« Déterrer les os » de Gabrielle Lessard au Théâtre d’Aujourd’hui: confessions sur l’oreiller
P.-A. BuissonPublié en 2016 chez Hamac, ce premier roman de Fanie Demeule est une élaboration romanesque sur son mémoire de maîtrise, qui était lui-même inspiré de ses « Carnets d’anorexie » tenus pendant son adolescence. C’est un texte très personnel et écrit de façon à ce que le lecteur ressente physiquement le même dégoût pour la nourriture qu’éprouve la narratrice, une manifestation assez rare du pouvoir des mots.
L’histoire est assez simple : un couple, pendant une nuit d’insomnie, revient sur l’histoire qui les a menés à se rencontrer. La femme (Charlotte Aubin) fait une crise d’angoisse et croit qu’elle va mourir, et son copain (Jérémie Francoeur) tente de l’apaiser en lui racontant son adolescence ponctuée par des épisodes obsessifs et gourmands. Sa jeunesse, la découverte de son insatiabilité, ses désastreux amours; tout est prétexte à ciseler des bonnes répliques, et la jeune femme en redemande, fidèle à son appétit sans fin pour ce qui lui donne du plaisir.
Le livre examine la relation conflictuelle entre l’appétit sans fin de l’auteure, son horreur des résultats de ce même appétit, et son désir acharné de contrôler l’image qu’elle projette. L’adaptation et la mise en scène de Gabrielle Lessard reprennent ses idées de base, mais alors que sous sa forme littéraire, le récit proposait une seule narratrice, le personnage de Francoeur a été ajouté pour la transposition théâtrale. Cela a pour effet de briser la monotonie potentielle d’un long monologue, mais aussi d’en faire un captif dévoué d’une histoire dans laquelle il n’a qu’un minuscule rôle à jouer.

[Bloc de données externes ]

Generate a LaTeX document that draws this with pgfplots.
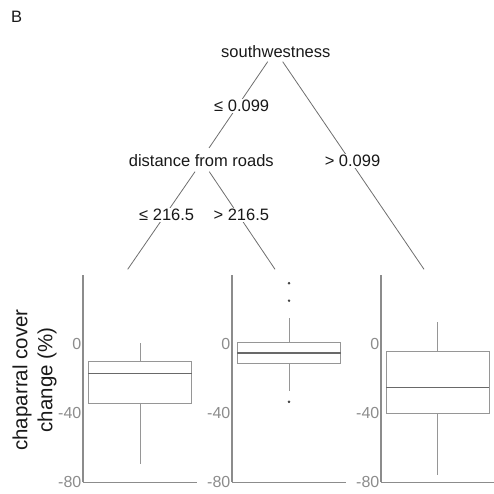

Dans un très réussi décor feutré de chambre à coucher tirée tout droit d’un rêve épuré, une scénographie signée Odile Gamache, les acteurs sont habillés de pyjamas blancs, et évoluent dans un lit très long, presque sous forme de catwalk, impression renforcée par les sièges qui se trouvent des deux côtés de la scène.
On en vient même à douter de la réalité de l’échange, comme si le lit était un nuage, accueillant les chimères nocturnes du couple. C’est ici l’amour salvateur que l’on célèbre réellement, l’effet thérapeutique que peut avoir une patience bienveillante. Les performances sont sans faille, et le texte coule comme de la musique dans la bouche des interprètes; la chimie amoureuse attendue n’est toutefois pas au rendez-vous.
Avec les éclairages pastel de Cédric Delorme-Bouchard et la musique d’ambiance de Le Futur, utilisée avec parcimonie, cet échange nocturne prend la forme d’une confession, une version onirique en chair et en os d’un récit qui nous avait déjà beaucoup touché sous sa forme littéraire. L’importance de l’image et la tyrannie du regard des autres, deux maux très contemporains, y apparaissent dans toute leur toxicité, et on y explore les nombreuses psychoses pouvant en résulter; c’est toutefois un message d’espoir qui en ressort, ainsi que l’étrange impression d’avoir été témoin d’un rituel très intime, que balaient les premiers rayons du soleil comme s’il s’agissait d’un mauvais rêve.
La pièce est présentée au Centre du Théâtre d'Aujourd'hui jusqu'au 5 mai.